Long, Slow and Dull ... This Party Is a Drag
- Friday, September 14, 2007
DVD Release Date: January 22, 2008
Theatrical Release Date: September 14, 2007
Rating: R (for strong language and some violent content)
Run Time: 103 min.
Director: Richard Shephard
Actors: Terrence Howard, Richard Gere, Jesse Eisenberg, Diane Kruger, James Brolin, Ljubomir Kerekes, Joy Bryant
The Hunting Party, the latest feature from director Richard Shepard (The Matador), attempts to draw a parallel between an earlier search for a Bosnian war criminal and our current search for Osama bin Laden.
Terrence Howard stars as Duck, a cameraman who made his mark working with noted war correspondent Simon Hunt (Richard Gere). However, no sooner do we get to know Hunt than his career goes into a freefall following an on-air meltdown with a network correspondent (James Brolin).
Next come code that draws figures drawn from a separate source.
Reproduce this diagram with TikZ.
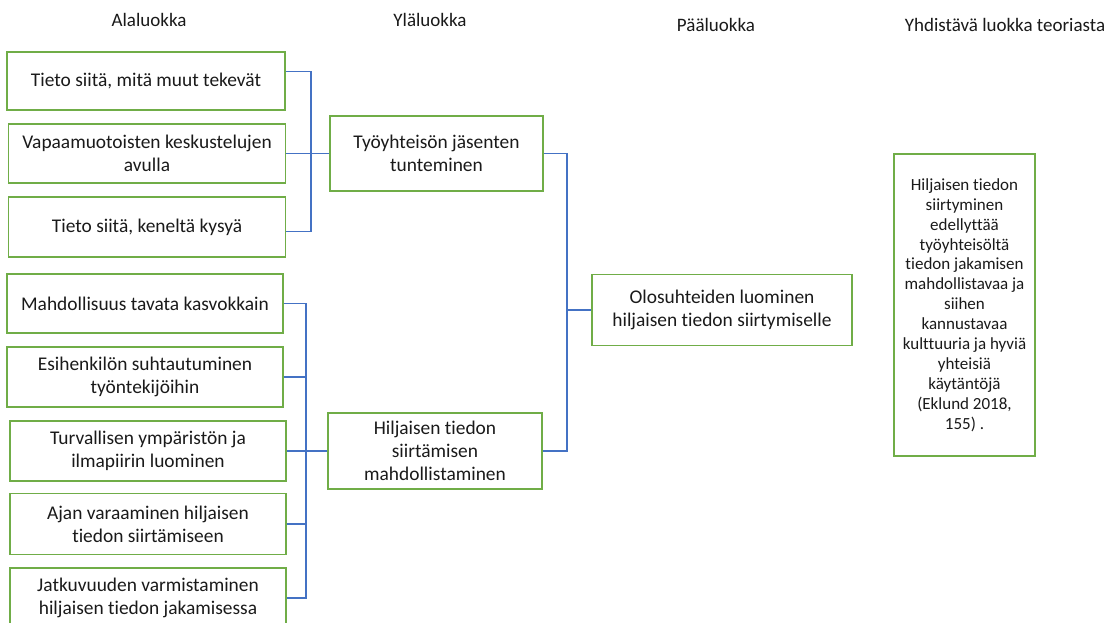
\documentclass[tikz,border=0pt]{standalone}
\usepackage{fontspec}
\setmainfont{Carlito}[Ligatures=NoCommon]
\usetikzlibrary{calc}
\definecolor{boxgreen}{HTML}{70AD47}
\definecolor{linkblue}{HTML}{4472C4}
\definecolor{inktext}{HTML}{1A1A1A}
\begin{document}
\begin{tikzpicture}[x=1pt,y=-1pt,
  catbox/.style={draw=boxgreen,line width=1.6pt,align=center,inner sep=2pt,
    text=inktext,font=\fontsize{19.4}{23.3}\selectfont},
  theorybox/.style={catbox,font=\fontsize{17}{19.9}\selectfont},
  heading/.style={text=inktext,font=\fontsize{19}{22}\selectfont,inner sep=0pt},
  link/.style={draw=linkblue,line width=1.5pt}]
\clip (0,0) rectangle (1110,623);
\fill[white] (0,0) rectangle (1110,623);

% column headings
\node[heading] (h1) at (149,20) {Alaluokka};
\node[heading] (h2) at (430,20) {Yläluokka};
\node[heading] (h3) at (716,25) {Pääluokka};
\node[heading] (h4) at (1005,25) {Yhdistävä luokka teoriasta};

% sub-categories, first group
\node[catbox,minimum width=278pt,minimum height=58pt] (a1) at (146,81) {Tieto siitä, mitä muut tekevät};
\node[catbox,minimum width=277pt,minimum height=59pt] (a2) at (147,153.5) {Vapaamuotoisten keskustelujen\\avulla};
\node[catbox,minimum width=277pt,minimum height=60pt] (a3) at (147,227) {Tieto siitä, keneltä kysyä};

% sub-categories, second group
\node[catbox,minimum width=276pt,minimum height=59pt] (b1) at (145,303.5) {Mahdollisuus tavata kasvokkain};
\node[catbox,minimum width=276pt,minimum height=60pt] (b2) at (145,377) {Esihenkilön suhtautuminen\\työntekijöihin};
\node[catbox,minimum width=276pt,minimum height=60pt] (b3) at (148,451) {Turvallisen ympäristön ja\\ilmapiirin luominen};
\node[catbox,minimum width=276pt,minimum height=61pt] (b4) at (148,524) {Ajan varaaminen hiljaisen\\tiedon siirtämiseen};
\node[catbox,minimum width=276pt,minimum height=60pt] (b5) at (148,598) {Jatkuvuuden varmistaminen\\hiljaisen tiedon jakamisessa};

% upper categories
\node[catbox,minimum width=213pt,minimum height=75pt] (y1) at (436.5,153.5) {Työyhteisön jäsenten\\tunteminen};
\node[catbox,minimum width=214pt,minimum height=76pt] (y2) at (435,451) {Hiljaisen tiedon\\siirtämisen\\mahdollistaminen};

% main category
\node[catbox,minimum width=260pt,minimum height=71pt] (p) at (722,310) {Olosuhteiden luominen\\hiljaisen tiedon siirtymiselle};

% unifying category from theory
\node[theorybox,minimum width=141pt,minimum height=302pt] (t) at (964.5,305)
  {Hiljaisen tiedon\\siirtyminen\\edellyttää\\työyhteisöltä\\tiedon jakamisen\\mahdollistavaa ja\\siihen\\kannustavaa\\kulttuuria ja hyviä\\yhteisiä\\käytäntöjä\\(Eklund 2018,\\155) .};

% junction points of the brackets
\coordinate (ja) at (311,153.5);
\coordinate (jb) at (306,451);
\coordinate (jc) at (567,310);

% first bracket
\draw[link] ([yshift=9.3pt]a1.east) -| (ja);
\draw[link] ([yshift=-4.7pt]a3.east) -| (ja);
\draw[link] (a2.east) -- (y1.west);

% second bracket
\draw[link] (b1.east) -| (jb);
\draw[link] (b5.east) -| (jb);
\draw[link] (b2.east) -- (b2.east -| jb);
\draw[link] (b4.east) -- (b4.east -| jb);
\draw[link] (b3.east) -- (y2.west);

% bracket to the main category
\draw[link] (y1.east) -| (jc);
\draw[link] (y2.east) -| (jc);
\draw[link] (jc) -- (p.west);
\end{tikzpicture}
\end{document}
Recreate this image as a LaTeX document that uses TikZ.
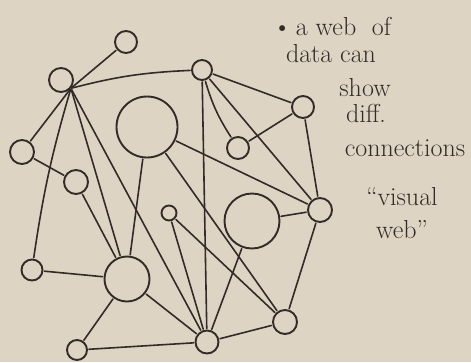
\documentclass[tikz,border=0pt]{standalone}
\usepackage{tikz}
\usetikzlibrary{positioning}
\definecolor{paper}{RGB}{222,212,196}
\definecolor{ink}{RGB}{50,43,40}

\begin{document}
\begin{tikzpicture}[x=1pt,y=-1pt,
  dot/.style={circle,draw=ink,line width=1.9pt,inner sep=0pt,minimum size=#1},
  link/.style={draw=ink,line width=1.6pt,line cap=round,shorten <=1pt,shorten >=1pt},
  note/.style={text=ink,anchor=base,inner sep=0pt,font=\fontsize{26}{30}\selectfont}]
% Paper
\fill[paper] (0,0) rectangle (471,362);
\useasboundingbox (0,0) rectangle (471,362);
% Nodes
\node[dot=22pt] (A) at (126,42) {};
\node[dot=24pt] (B) at (61,80) {};
\node[dot=20pt] (C) at (202,70) {};
\node[dot=61pt] (D) at (147,127) {};
\node[dot=24pt] (E) at (22,152) {};
\node[dot=24pt] (F) at (76,182) {};
\node[dot=22pt] (G) at (303,107) {};
\node[dot=22pt] (H) at (238,148) {};
\node[dot=24pt] (I) at (320,210) {};
\node[dot=55pt] (J) at (252,221) {};
\node[dot=15pt] (K) at (169,213) {};
\node[dot=21pt] (L) at (32,270) {};
\node[dot=45pt] (M) at (127,279) {};
\node[dot=20pt] (N) at (77,350) {};
\node[dot=23pt] (O) at (207,342) {};
\node[dot=24pt] (P) at (285,322) {};
% Links from the left hub
\draw[link] (B.-40) -- (A);
\draw[link] (B.-40) to[bend left=6] (C);
\draw[link] (B.-40) -- (E);
\draw[link] (B.-40) to[bend right=4] (L);
\draw[link] (B.-40) -- (M);
\draw[link] (B.-40) -- (O);
% Other links
\draw[link] (E) -- (F);
\draw[link] (F) -- (M);
\draw[link] (L) -- (M);
\draw[link] (M) -- (N);
\draw[link] (M) -- (O);
\draw[link] (N) -- (O);
\draw[link] (D) -- (M);
\draw[link] (D) -- (P);
\draw[link] (D) -- (I);
\draw[link] (C) -- (G);
\draw[link] (C) to[bend right=8] (H);
\draw[link] (C) -- (I);
\draw[link] (C) -- (O);
\draw[link] (G) -- (H);
\draw[link] (G) -- (I);
\draw[link] (J) -- (I);
\draw[link] (J) -- (O);
\draw[link] (K) -- (O);
\draw[link] (K) -- (P);
\draw[link] (O) -- (P);
\draw[link] (I) -- (P);
% Notes
\node[note] (t1) at (332,35) {\textbullet\,a web\ \ of};
\node[note] (t2) at (331,62) {data\ can};
\node[note] (t3) at (365,96) {show};
\node[note] (t4) at (366,122) {diff.};
\node[note] (t5) at (405,156) {connections};
\node[note] (t6) at (402,205) {``visual};
\node[note] (t7) at (402,238) {web''};
\end{tikzpicture}
\end{document}
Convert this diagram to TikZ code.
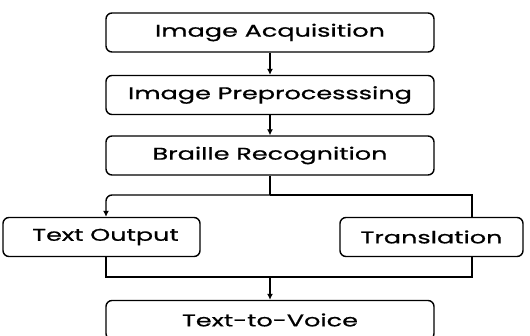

This is the film’s first strategic mistake, moving away from its apparent protagonist (Hunt) to focus instead on Benjamin (Jesse Eisenberg), a journalism student sent to Bosnia by a network bigwig, where he teams up with Duck.
The film remains in a holding pattern until Hunt, now a freelance reporter in search of clients, reappears, coaxing Duck to join him in his hunt for “the Fox” (Ljubomir Kerekes), a notorious war criminal (based on the real-life Radovan Karadzic) who, according to Hunt, is hiding in the mountains. Hunt hopes to score an interview with the Fox and again stake a claim as a top network war correspondent—possibly capturing the war criminal while he’s at it. The inexperienced Benjamin tags along, serving as a potential liability at every turn for the war-weary veteran correspondents—until he scores the team’s biggest payoff.
The trio befriends a UN officer who, convinced that the journalists are CIA operatives, offers to help them in their quest. The team plays along with the ruse, but it backfires when the war criminals’ protectors become convinced that the team’s CIA boasts are based in fact.
The eventual explanation offered for Hunt’s obsessive search for the Fox—there’s more than just professional ethics at stake—complicates the movie’s tone, turning a buddy travelogue into a sober revenge story. In addition, the explanation behind Hunt’s earlier professional eclipse feels tacked on and unnecessary, as though the filmmakers don’t trust the audience to think the ethnic slaughter in that region is enough to undo the composure of a TV reporter, and only an extremely personal connection to one of the victims could push Hunt over the edge. The climactic encounter and endangerment aren’t unexpected, although the sadism of one of the Fox’s henchmen is particularly gruesome.
A stilted conclusion explicitly conveys the idea that the U.S. government, the UN, and NATO deliberately avoid taking action against war criminals holed up in mountainous regions (get it?), yet the pointed commentary about the supposed U.S. approach to war criminals develops so late in the film that the commentary lacks punch. Howard and Gere give The Hunting Party the old college try, but the material lets them down. Eisenberg, who makes the most of his third-banana role, lacks the charisma of Howard and Gere, but is well cast as the grating Benjamin.
Casting aside, however, the film is so cynical and profane that it largely fails to entertain or inform. This “hunt” is long, slow and dull—a party full of unlikable people that makes a night at home a preferable alternative.
Questions or comments about this review? Contact Christian Hamaker at firstname.lastname@example.org.
- Language/Profanity: Lord’s name taken in vain multiple times; excessive profanity.
- Drugs/Alcohol: Smoking and drinking.
- Sex/Nudity: Discussion of Penthouse; some kissing; a man and woman are pictured in bed, covered; a man drops his pants and “moons” officials; topless women on a boat; man in a tub, but nothing is shown; a woman mentions she was gang-raped; threatening description of sodomy.
- Violence: Images of the war victims; gunfire; a pregnant woman is killed; men are menaced by an axe-wielding killer.